• [Aim of the task]:
Transcribe the listing in full, excluding any pictures.

··· Material

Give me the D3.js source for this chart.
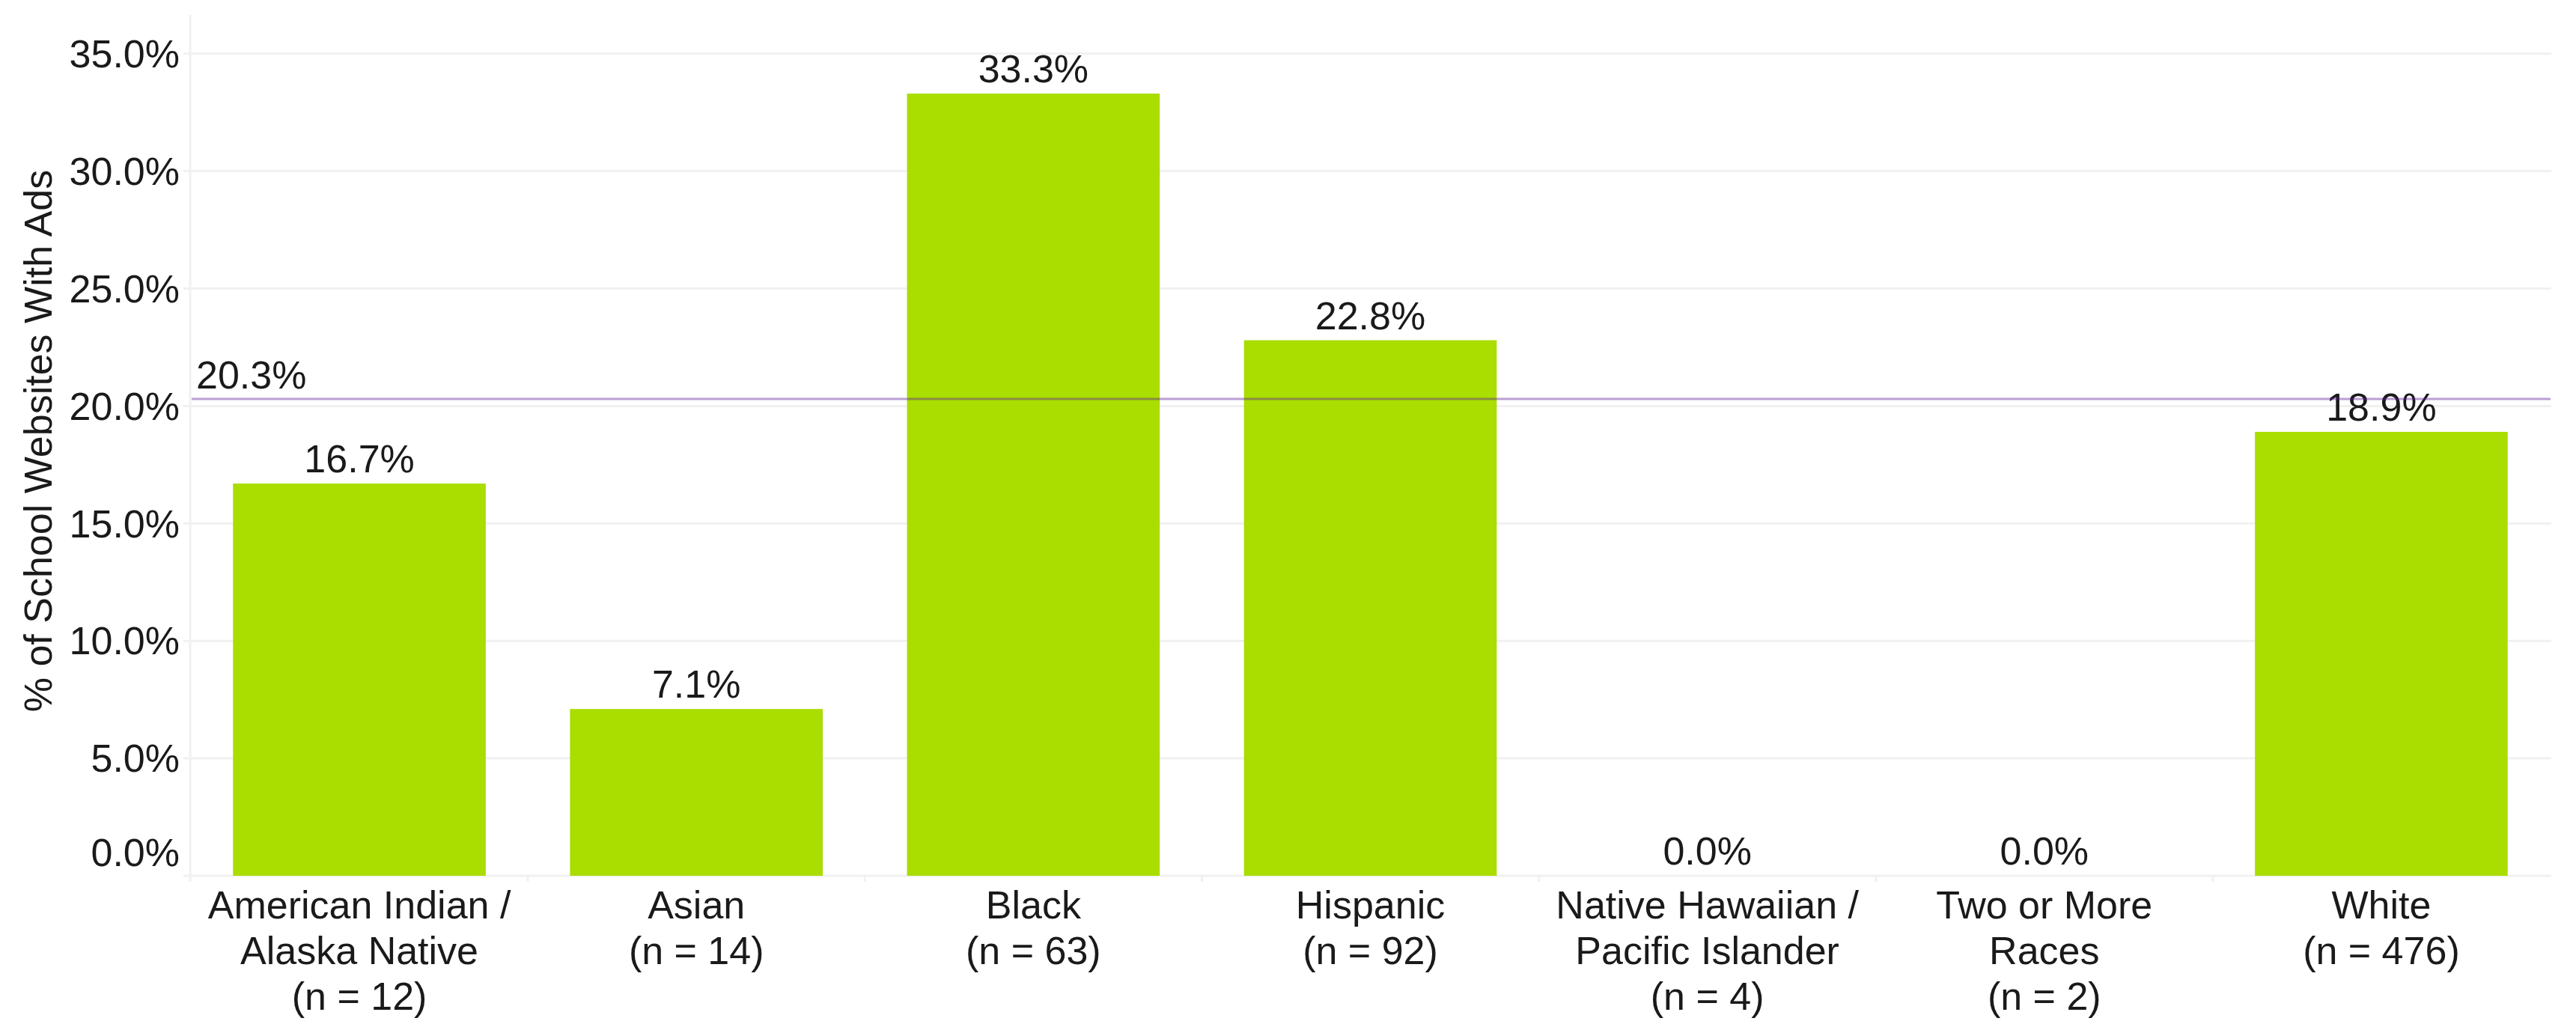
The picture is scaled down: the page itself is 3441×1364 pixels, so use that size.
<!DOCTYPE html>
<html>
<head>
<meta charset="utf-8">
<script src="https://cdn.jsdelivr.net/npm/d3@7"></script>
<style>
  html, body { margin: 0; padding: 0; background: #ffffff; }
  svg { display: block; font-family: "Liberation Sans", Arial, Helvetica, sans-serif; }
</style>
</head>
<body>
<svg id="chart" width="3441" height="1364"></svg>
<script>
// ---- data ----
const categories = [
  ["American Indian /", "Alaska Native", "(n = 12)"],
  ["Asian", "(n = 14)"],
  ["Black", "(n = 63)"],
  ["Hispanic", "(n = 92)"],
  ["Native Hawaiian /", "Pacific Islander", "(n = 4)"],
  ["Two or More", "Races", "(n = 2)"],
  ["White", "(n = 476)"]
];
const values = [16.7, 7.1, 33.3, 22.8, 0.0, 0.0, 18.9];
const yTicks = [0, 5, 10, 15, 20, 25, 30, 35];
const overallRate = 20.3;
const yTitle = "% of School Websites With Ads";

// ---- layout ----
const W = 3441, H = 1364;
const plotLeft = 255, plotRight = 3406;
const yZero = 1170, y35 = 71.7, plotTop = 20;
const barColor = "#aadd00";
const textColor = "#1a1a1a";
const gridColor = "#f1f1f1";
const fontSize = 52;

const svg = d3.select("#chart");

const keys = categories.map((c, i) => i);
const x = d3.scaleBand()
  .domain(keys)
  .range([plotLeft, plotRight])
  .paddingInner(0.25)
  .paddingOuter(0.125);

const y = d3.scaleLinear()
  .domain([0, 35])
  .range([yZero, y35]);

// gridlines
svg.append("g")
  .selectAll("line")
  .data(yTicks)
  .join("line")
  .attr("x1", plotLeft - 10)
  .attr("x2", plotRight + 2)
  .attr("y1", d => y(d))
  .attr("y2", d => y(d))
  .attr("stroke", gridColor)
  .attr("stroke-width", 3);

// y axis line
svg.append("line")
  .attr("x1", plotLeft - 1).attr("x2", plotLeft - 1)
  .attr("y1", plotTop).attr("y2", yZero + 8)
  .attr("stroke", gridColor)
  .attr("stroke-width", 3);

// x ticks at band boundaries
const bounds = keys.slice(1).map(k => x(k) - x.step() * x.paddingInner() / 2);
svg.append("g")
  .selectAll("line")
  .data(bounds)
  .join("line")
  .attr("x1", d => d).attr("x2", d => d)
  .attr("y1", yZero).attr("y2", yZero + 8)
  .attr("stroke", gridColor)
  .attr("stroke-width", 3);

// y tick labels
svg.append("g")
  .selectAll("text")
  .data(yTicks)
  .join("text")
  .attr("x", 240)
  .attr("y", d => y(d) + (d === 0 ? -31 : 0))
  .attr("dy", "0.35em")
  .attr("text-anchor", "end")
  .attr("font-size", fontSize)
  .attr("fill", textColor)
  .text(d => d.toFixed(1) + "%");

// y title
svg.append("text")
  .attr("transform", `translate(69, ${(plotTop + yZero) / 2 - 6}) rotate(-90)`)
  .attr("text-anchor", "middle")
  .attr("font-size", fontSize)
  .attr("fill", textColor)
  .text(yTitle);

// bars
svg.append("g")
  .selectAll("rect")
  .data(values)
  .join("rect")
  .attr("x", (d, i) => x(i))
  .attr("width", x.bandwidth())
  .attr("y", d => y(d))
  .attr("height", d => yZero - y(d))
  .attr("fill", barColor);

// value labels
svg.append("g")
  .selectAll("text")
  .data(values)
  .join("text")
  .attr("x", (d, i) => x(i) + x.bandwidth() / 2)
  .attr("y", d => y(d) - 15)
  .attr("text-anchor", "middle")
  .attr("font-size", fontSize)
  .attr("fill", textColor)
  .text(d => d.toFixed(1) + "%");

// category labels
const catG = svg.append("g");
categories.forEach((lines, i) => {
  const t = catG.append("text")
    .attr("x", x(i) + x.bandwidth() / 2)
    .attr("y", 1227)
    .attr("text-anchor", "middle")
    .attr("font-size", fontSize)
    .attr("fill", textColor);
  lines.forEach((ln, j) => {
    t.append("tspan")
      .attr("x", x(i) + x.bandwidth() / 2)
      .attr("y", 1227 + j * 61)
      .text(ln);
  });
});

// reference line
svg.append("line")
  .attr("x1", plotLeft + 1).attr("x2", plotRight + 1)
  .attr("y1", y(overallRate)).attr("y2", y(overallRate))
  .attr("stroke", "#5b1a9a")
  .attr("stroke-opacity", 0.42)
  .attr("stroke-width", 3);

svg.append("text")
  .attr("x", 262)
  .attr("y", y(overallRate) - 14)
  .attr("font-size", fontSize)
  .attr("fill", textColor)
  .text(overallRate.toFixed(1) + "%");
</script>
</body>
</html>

······

• [Result of the exercise]:
Give me the D3.js source for this chart.
The picture is scaled down: the page itself is 3441×1364 pixels, so use that size.
<!DOCTYPE html>
<html>
<head>
<meta charset="utf-8">
<script src="https://cdn.jsdelivr.net/npm/d3@7"></script>
<style>
  html, body { margin: 0; padding: 0; background: #ffffff; }
  svg { display: block; font-family: "Liberation Sans", Arial, Helvetica, sans-serif; }
</style>
</head>
<body>
<svg id="chart" width="3441" height="1364"></svg>
<script>
// ---- data ----
const categories = [
  ["American Indian /", "Alaska Native", "(n = 12)"],
  ["Asian", "(n = 14)"],
  ["Black", "(n = 63)"],
  ["Hispanic", "(n = 92)"],
  ["Native Hawaiian /", "Pacific Islander", "(n = 4)"],
  ["Two or More", "Races", "(n = 2)"],
  ["White", "(n = 476)"]
];
const values = [16.7, 7.1, 33.3, 22.8, 0.0, 0.0, 18.9];
const yTicks = [0, 5, 10, 15, 20, 25, 30, 35];
const overallRate = 20.3;
const yTitle = "% of School Websites With Ads";

// ---- layout ----
const W = 3441, H = 1364;
const plotLeft = 255, plotRight = 3406;
const yZero = 1170, y35 = 71.7, plotTop = 20;
const barColor = "#aadd00";
const textColor = "#1a1a1a";
const gridColor = "#f1f1f1";
const fontSize = 52;

const svg = d3.select("#chart");

const keys = categories.map((c, i) => i);
const x = d3.scaleBand()
  .domain(keys)
  .range([plotLeft, plotRight])
  .paddingInner(0.25)
  .paddingOuter(0.125);

const y = d3.scaleLinear()
  .domain([0, 35])
  .range([yZero, y35]);

// gridlines
svg.append("g")
  .selectAll("line")
  .data(yTicks)
  .join("line")
  .attr("x1", plotLeft - 10)
  .attr("x2", plotRight + 2)
  .attr("y1", d => y(d))
  .attr("y2", d => y(d))
  .attr("stroke", gridColor)
  .attr("stroke-width", 3);

// y axis line
svg.append("line")
  .attr("x1", plotLeft - 1).attr("x2", plotLeft - 1)
  .attr("y1", plotTop).attr("y2", yZero + 8)
  .attr("stroke", gridColor)
  .attr("stroke-width", 3);

// x ticks at band boundaries
const bounds = keys.slice(1).map(k => x(k) - x.step() * x.paddingInner() / 2);
svg.append("g")
  .selectAll("line")
  .data(bounds)
  .join("line")
  .attr("x1", d => d).attr("x2", d => d)
  .attr("y1", yZero).attr("y2", yZero + 8)
  .attr("stroke", gridColor)
  .attr("stroke-width", 3);

// y tick labels
svg.append("g")
  .selectAll("text")
  .data(yTicks)
  .join("text")
  .attr("x", 240)
  .attr("y", d => y(d) + (d === 0 ? -31 : 0))
  .attr("dy", "0.35em")
  .attr("text-anchor", "end")
  .attr("font-size", fontSize)
  .attr("fill", textColor)
  .text(d => d.toFixed(1) + "%");

// y title
svg.append("text")
  .attr("transform", `translate(69, ${(plotTop + yZero) / 2 - 6}) rotate(-90)`)
  .attr("text-anchor", "middle")
  .attr("font-size", fontSize)
  .attr("fill", textColor)
  .text(yTitle);

// bars
svg.append("g")
  .selectAll("rect")
  .data(values)
  .join("rect")
  .attr("x", (d, i) => x(i))
  .attr("width", x.bandwidth())
  .attr("y", d => y(d))
  .attr("height", d => yZero - y(d))
  .attr("fill", barColor);

// value labels
svg.append("g")
  .selectAll("text")
  .data(values)
  .join("text")
  .attr("x", (d, i) => x(i) + x.bandwidth() / 2)
  .attr("y", d => y(d) - 15)
  .attr("text-anchor", "middle")
  .attr("font-size", fontSize)
  .attr("fill", textColor)
  .text(d => d.toFixed(1) + "%");

// category labels
const catG = svg.append("g");
categories.forEach((lines, i) => {
  const t = catG.append("text")
    .attr("x", x(i) + x.bandwidth() / 2)
    .attr("y", 1227)
    .attr("text-anchor", "middle")
    .attr("font-size", fontSize)
    .attr("fill", textColor);
  lines.forEach((ln, j) => {
    t.append("tspan")
      .attr("x", x(i) + x.bandwidth() / 2)
      .attr("y", 1227 + j * 61)
      .text(ln);
  });
});

// reference line
svg.append("line")
  .attr("x1", plotLeft + 1).attr("x2", plotRight + 1)
  .attr("y1", y(overallRate)).attr("y2", y(overallRate))
  .attr("stroke", "#5b1a9a")
  .attr("stroke-opacity", 0.42)
  .attr("stroke-width", 3);

svg.append("text")
  .attr("x", 262)
  .attr("y", y(overallRate) - 14)
  .attr("font-size", fontSize)
  .attr("fill", textColor)
  .text(overallRate.toFixed(1) + "%");
</script>
</body>
</html>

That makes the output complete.